Yahoo! has begun evaluating Hive for use as part of its Hadoop stack. Since, in many peoples' minds, Hive and Pig are roughly equivalent and Pig Latin is very close to SQL, this has led to some confusion. Why are we interested in using both technologies?
As we have looked at our workloads and analyzed our use cases, we have come to the conclusion that the different use cases require different tools. In this post, I will walk through our thinking on why both of these tools belong in our toolkit, and when each is appropriate.
Data preparation and presentation
Let me begin with a little background on processing and using large data. Data processing often splits into three separate tasks: data collection, data preparation, and data presentation. I will not discuss the data collection phase, because I want to focus on Pig and Hive, neither of which play a role in that phase.
The data preparation phase is often known as ETL (Extract Transform Load) or the data factory. "Factory" is a good analogy because it captures the essence of what is being done in this stage: Just as a physical factory brings in raw materials and outputs products ready for consumers, so a data factory brings in raw data and produces data sets ready for data users to consume. Raw data is loaded in, cleaned up, conformed to the selected data model, joined with other data sources, and so on. Users in this phase are generally engineers, data specialists, or researchers.
The data presentation phase is usually referred to as the data warehouse. A warehouse stores products ready for consumers; they need only come and select the proper products off of the shelves. In this phase, users may be engineers using the data for their systems, analysts, or decisionmakers.
Given the different workloads and different users for each phase, we have found that different tools work best in each phase. Pig (combined with a workflow system such as Oozie) is best suited for the data factory, and Hive for the data warehouse.
Data factory use cases
In our data factory we have observed three distinct workloads: pipelines, iterative processing, and research.

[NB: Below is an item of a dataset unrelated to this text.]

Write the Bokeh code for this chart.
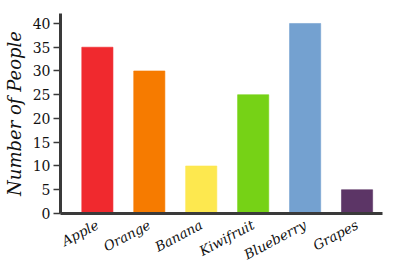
import math
from bokeh.plotting import figure
from bokeh.models import Range1d, FixedTicker
from bokeh.embed import file_html
from bokeh.resources import INLINE

fruits = ["Apple", "Orange", "Banana", "Kiwifruit", "Blueberry", "Grapes"]
people = [35, 30, 10, 25, 40, 5]
colors = ["#f0292e", "#f67b00", "#fde84f", "#76d216", "#74a1d0", "#5c3566"]
y_ticks = [0, 5, 10, 15, 20, 25, 30, 35, 40]

xs = list(range(len(fruits)))

p = figure(width=419, height=273, output_backend="svg", toolbar_location=None,
           x_range=Range1d(-0.71, 5.49), y_range=Range1d(0, 42.1),
           min_border_left=55, min_border_right=37, min_border_top=13, min_border_bottom=60)
p.outline_line_color = None
p.grid.visible = False
p.background_fill_color = "white"

p.vbar(x=xs, top=people, width=0.6, fill_color=colors, line_color=colors, line_alpha=0.6)

ax = p.xaxis[0]
ax.ticker = FixedTicker(ticks=xs)
ax.major_label_overrides = {i: f for i, f in zip(xs, fruits)}
ax.major_tick_line_color = None
ax.minor_tick_line_color = None
ax.axis_line_color = "#3a3a3a"
ax.axis_line_width = 3
ax.major_label_orientation = math.radians(28)
ax.major_label_text_font = "DejaVu Serif"
ax.major_label_text_font_style = "italic"
ax.major_label_text_font_size = "13.5px"
ax.major_label_text_color = "#111111"
ax.major_label_standoff = 4

ay = p.yaxis[0]
ay.ticker = FixedTicker(ticks=y_ticks)
ay.minor_tick_line_color = None
ay.axis_line_color = "#3a3a3a"
ay.axis_line_width = 3
ay.major_tick_line_color = "#3a3a3a"
ay.major_tick_line_width = 1.5
ay.major_tick_in = 0
ay.major_tick_out = 7
ay.major_label_standoff = 3
ay.major_label_text_font = "DejaVu Serif"
ay.major_label_text_font_size = "14px"
ay.major_label_text_color = "#111111"
ay.axis_label = "Number of People"
ay.axis_label_text_font = "DejaVu Serif"
ay.axis_label_text_font_style = "italic"
ay.axis_label_text_font_size = "18px"
ay.axis_label_text_color = "#111111"
ay.axis_label_standoff = 5

open("out.html", "w").write(file_html(p, INLINE))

The classical data pipelines bring in a data feed, and clean and transform it. A common example of such a feed is logs from Yahoo!'s web servers. These logs undergo a cleaning step where bots, company internal views, and clicks are removed. We also do transformations such as, for each click,
finding the page view that preceded that click.
See my previous post that discusses why we have found Pig to be the best tool for implementing these pipelines. We use it together with our workflow tool, Oozie, to construct pipelines, some of which run tens of thousands of Pig jobs a day.
A closely related use case is iterative processing. In this case, there is usually one very large data set that is maintained. Typical processing on
that data set involves bringing in small new pieces of data that will change the state of the large data set.
For example, consider a data set that contained all the news stories currently known to Yahoo! News. You can envision this as a huge graph, where each story is a node. In this graph, there are links between stories that reference the same events. Every few minutes a new set of stories comes in, and the tools need to add these to the graph, find related stories and create links, and remove old stories that these new stories supersede.
What sets this off from the standard pipeline case is the constant inflow of small changes. These require the use of an incremental processing model to process this data in a reasonable amount of time.
For example, if the process has already done a join against the graph of all news stories, and a small set of new stories arrives, re-running the join across the whole set will not be desirable. It will take hours or days.
Instead, joining against the new incremental data and using the results together with the results from the previous full join is the correct approach. This will take only a few minutes. Standard database operations can be implemented in this incremental way in Pig Latin, making Pig a good tool for this use case.
A third use case is research. Yahoo! has many scientists who use our grid tools to comb through the petabytes of data we have. Many of these researchers want to quickly write a script to test a theory or gain deeper insight.
But, in the data factory, data may not be in a nice, standardized state yet. This makes Pig a good fit for this use case as well, since it supports data with partial or unknown schemas, and semi-structured or unstructured data.
Pig integration with streaming also makes it easy for researchers to take a Perl or Python script they have already debugged on a small data set and run it against a huge data set.
Data warehouse use cases
In the data warehouse phase of processing, we see two dominant use cases: business-intelligence analysis and ad-hoc queries.
In the first case, users connect the data to business intelligence (BI) tools — such as MicroStrategy — to generate reports or do further analysis.
In the second case, users run ad-hoc queries issued by data analysts or decisionmakers.
In both cases, the relational model and SQL are the best fit. Indeed, data warehousing has been one of the core use cases for SQL through much of its history. It has the right constructs to support the types of queries and tools that analysts want to use. And it is already in use by both the tools and users in the field.
Pig + Hive = Hadoop toolkit
The widespread use of Pig at Yahoo! has enabled the migration of our data factory processing to Hadoop. With the adoption of Hive, we will be able to move much of our data warehousing to Hadoop as well.
Having the data factory and the data warehouse on the same system will lower data-loading time into the warehouse — as soon as the factory is finished, it is available in the warehouse.
It will also enable us to share — across both the factory and the warehouse — metadata, monitoring, and management tools; support and operations teams; and hardware.
So we are excited to add Hive to our toolkit, and look forward to using both these tools together as we lean on Hadoop to do more and more of our data processing.